For those with a keen interest in cinema, the internet is a treasure trove of accessible insights into film. Throughout my research for Filmish, I drew on a number of these sources for insight and information.


Every Frame A Painting.
Tony Zhou’s wonderful film analysis series is a joy to watch. Covering everything from the role of silence in the films of Scorcese to the way Michael Bay achieves his signature ‘Bayhem’, these short video essays are informative and addictive.

First and Final Frames.
A fascinating side-by-side comparison of the first and final shots in 55 films. Here the editor demonstrates the enormous amount of thought and planning goes into cinema, and shows us details often missed in the casual watching of a film.

Wes Anderson // Centered.
A short video essay demonstrating the beautiful symmetrical compositions that make Wes Anderson’s movies so visually unique.

Breaking the 4th Wall
This supercut of ‘direct address’ by Leigh Singer is a nice accompaniment to Chapter 1’s section on direct address of the audience by onscreen characters. Singer has also made nice supercuts on the themes of POV and Fast-motion.
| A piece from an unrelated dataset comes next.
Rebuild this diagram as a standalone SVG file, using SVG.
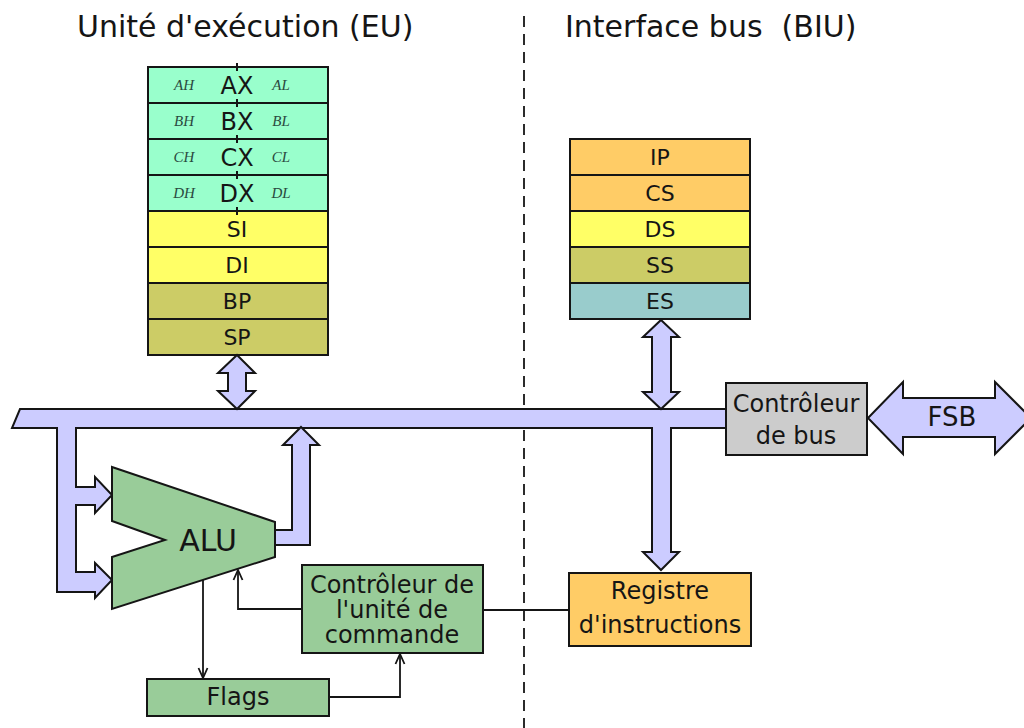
<svg xmlns="http://www.w3.org/2000/svg" width="1024" height="728" viewBox="0 0 1024 728">
<style>
text{font-family:"DejaVu Sans","Verdana",sans-serif;fill:#151515;text-anchor:middle}
.hdr{font-size:30px;text-anchor:start}
.reg{stroke:#151515;stroke-width:2}
.rl{font-size:22px}
.rx{font-size:24px}
.sm{font-family:"Liberation Serif","DejaVu Serif",serif;font-style:italic;font-size:15px;fill:#2a4a40}
.bus{fill:#ccccff;stroke:#151515;stroke-width:2;stroke-linejoin:miter}
.box{stroke:#151515;stroke-width:2}
.lbl{font-size:24px}
.wire{fill:none;stroke:#151515;stroke-width:1.8}
</style>
<defs>
<marker id="ah" viewBox="0 0 12 12" refX="11" refY="6" markerWidth="12" markerHeight="12" markerUnits="userSpaceOnUse" orient="auto">
<path d="M1,1.5 L11,6 L1,10.5" fill="none" stroke="#151515" stroke-width="1.8"/>
</marker>
</defs>
<rect width="1024" height="728" fill="#ffffff"/>
<text class="hdr" x="77" y="37">Unité d'exécution (EU)</text>
<text class="hdr" x="565" y="37" xml:space="preserve">Interface bus  (BIU)</text>
<line x1="524" y1="16" x2="524" y2="728" stroke="#151515" stroke-width="1.8" stroke-dasharray="11,7"/>
<g id="eu-registers">
<rect class="reg" x="148" y="67" width="180" height="36" fill="#99ffcc"/>
<rect class="reg" x="148" y="103" width="180" height="36" fill="#99ffcc"/>
<rect class="reg" x="148" y="139" width="180" height="36" fill="#99ffcc"/>
<rect class="reg" x="148" y="175" width="180" height="36" fill="#99ffcc"/>
<rect class="reg" x="148" y="211" width="180" height="36" fill="#ffff66"/>
<rect class="reg" x="148" y="247" width="180" height="36" fill="#ffff66"/>
<rect class="reg" x="148" y="283" width="180" height="36" fill="#cccc66"/>
<rect class="reg" x="148" y="319" width="180" height="36" fill="#cccc66"/>
<line x1="237" y1="63" x2="237" y2="215" stroke="#151515" stroke-width="2" stroke-dasharray="8,28"/>
<text class="rx" x="237" y="94">AX</text>
<text class="rx" x="237" y="130">BX</text>
<text class="rx" x="237" y="166">CX</text>
<text class="rx" x="237" y="202">DX</text>
<text class="sm" x="184" y="90">AH</text><text class="sm" x="281" y="90">AL</text>
<text class="sm" x="184" y="126">BH</text><text class="sm" x="281" y="126">BL</text>
<text class="sm" x="184" y="162">CH</text><text class="sm" x="281" y="162">CL</text>
<text class="sm" x="184" y="198">DH</text><text class="sm" x="281" y="198">DL</text>
<text class="rl" x="237" y="237">SI</text>
<text class="rl" x="237" y="273">DI</text>
<text class="rl" x="237" y="309">BP</text>
<text class="rl" x="237" y="345">SP</text>
</g>
<g id="biu-registers">
<rect class="reg" x="570" y="139" width="180" height="36" fill="#ffcc66"/>
<rect class="reg" x="570" y="175" width="180" height="36" fill="#ffcc66"/>
<rect class="reg" x="570" y="211" width="180" height="36" fill="#ffff66"/>
<rect class="reg" x="570" y="247" width="180" height="36" fill="#cccc66"/>
<rect class="reg" x="570" y="283" width="180" height="36" fill="#99cccc"/>
<text class="rl" x="660" y="165">IP</text>
<text class="rl" x="660" y="201">CS</text>
<text class="rl" x="660" y="237">DS</text>
<text class="rl" x="660" y="273">SS</text>
<text class="rl" x="660" y="309">ES</text>
</g>
<g id="connectors">
<polygon class="bus" points="20,409 726,409 726,428 671,428 671,552 679,552 661,570 643,552 652,552 652,428 76,428 76,487 95,487 95,477 112,495 95,513 95,505 76,505 76,572 95,572 95,563 112,580 95,598 95,592 57,592 57,428 12,428"/>
<polygon class="bus" points="237,355 255,373 246,373 246,391 255,391 237,409 218,391 228,391 228,373 218,373"/>
<polygon class="bus" points="661,320 679,337 671,337 671,392 679,392 661,409 643,392 652,392 652,337 643,337"/>
<polygon class="bus" points="275,530 292,530 292,445 283,445 301,427 319,445 310,445 310,545 275,545"/>
<polygon class="bus" points="868,418 903,382 903,398 995,398 995,382 1031,418 995,454 995,437 903,437 903,454"/>
<polyline class="wire" points="203,580 203,678" marker-end="url(#ah)"/>
<polyline class="wire" points="302,609 238,609 238,570" marker-end="url(#ah)"/>
<polyline class="wire" points="329,697 400,697 400,654" marker-end="url(#ah)"/>
<line class="wire" x1="483" y1="610" x2="569" y2="610"/>
</g>
<g id="bus-controller">
<rect class="box" x="726" y="383" width="141" height="72" fill="#cccccc"/>
<text class="lbl" x="796" y="412">Contrôleur</text>
<text class="lbl" x="796" y="444">de bus</text>
</g>
<text class="lbl" x="952" y="426" style="font-size:26px">FSB</text>
<g id="alu">
<polygon class="box" points="112,467 275,522 275,557 112,609 112,557 165,540 112,521" fill="#99cc99"/>
<text x="208" y="551" style="font-size:30px">ALU</text>
</g>
<g id="control-unit">
<rect class="box" x="302" y="565" width="181" height="88" fill="#99cc99"/>
<text class="lbl" x="392" y="593">Contrôleur de</text>
<text class="lbl" x="392" y="618">l'unité de</text>
<text class="lbl" x="392" y="643">commande</text>
</g>
<g id="flags">
<rect class="box" x="147" y="679" width="182" height="37" fill="#99cc99"/>
<text class="lbl" x="238" y="705">Flags</text>
</g>
<g id="instruction-register">
<rect class="box" x="569" y="573" width="182" height="73" fill="#ffcc66"/>
<text class="lbl" x="660" y="599">Registre</text>
<text class="lbl" x="660" y="633">d'instructions</text>
</g>
</svg>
Much of the research for Filmish took place in the library, by consulting online journals, and through searches using Google Books and Google Scholar. However, there were a few key web articles and resources that proved important.

Nakatomi Space.
Initial inspiration for the chapter on Sets and Architecture, Geoff Manaugh’s essay ‘Nakatomi Space’ is absolutely worth a read. In the essay Manaugh not only analyses McClane’s traversal of space in Die Hard, but also the military tactics of the Israeli Defence Force during the 2002 invasion of Nablus, during which Israeli forces blasted tunnels through urban architecture to conceal their movements.

Film Studies for Free.
An invaluable resource, Film Studies for Free is a web-archive of freely accessible academic writing on film. You’ll have to dig to find what you’re looking for but there’s also always something new to discover!

David Bordwell.
Film theorist David Bordwell regularly updates his blog with his thoughts on cinema. His analyses take on everything from trends in film history to tiny details you may not have thought about.

The following may prove interesting as further reading inspired by topics covered in the book:

Voice and Gender in Disney Movies.
A fascinating article covering research conducted by linguists Carmen Fought and Karen Eisenhauer into the role of the female voice in Disney movies, shining a light on the problematic fact that male voices dominate Disney movies.


In recent years there have been a number of fascinating feature documentaries made to analyse cinema.

The Celluloid Closet (1995)
The film version of Vito Russo’s influential book of the same name, The Celluloid Closet charts the sad and inspiring history of gay characters on screen. Russo’s book is discussed in the Voice and Language chapter of Filmish.

Nollywood Babylon (2008)
A fantastic documentary about the fascinating Nollywood film industry discussed in the Filmish chapter on Technology and Technophobia. The second largest Global film industry in terms of output, Nollywood has exploded in the last few years due to the proliferation of digital film-making.

The Pervert’s Guide to Cinema (2006) / The Pervert’s Guide to Ideology (2012)
Two documentaries that take philosopher Slavoj Zizek as their guide through the psychoanalytic recesses of the movies. Light hearted but satisfying, Zizek’s analyses are a pleasure to watch.

Reel Bad Arabs (2006)
The video-essay version of Jack Shaheen’s book of the same name analyses the largely negative portrayal of Arab people seen in Hollywood cinema. This film is well worth a watch as a companion to Filmish chapter 6.

Room 237 (2012)
This film examines a number of strange and interesting meanings supposedly hidden by Stanley Kubrick within his horror classic The Shining (1980). A fascinating viewing experience, the film pairs both the plausible (such as Rob Ager’s theory of ‘impossible architecture’ featured in the Filmish book) and the improbable (for example, that Kubrick codedly admitted to faking the moon landings in the film) to paint a multifaceted picture of a timeless classic.

Side By Side (2012)
A documentary that examines the impact of digital technology on modern film-making, with fascinating interviews with major Hollywood directors.


The Flophouse Podcast
My favourite bad-movie podcast. The host trio of Dan McCoy, Elliott Kalan and Stuart Wellington make the show a warm, funny and charming listen as they dissect the terribleness of movies like Transformers: Age of Extinction (2014) and A Good Day to Die Hard (2013).

You Must Remember This
A secret history of Hollywood, told by Karina Longworth. This podcast offers fascinating insight into all manner of Hollywood history, including the impact of WWII on Hollywood stars and the role Charles Manson played in Hollywood.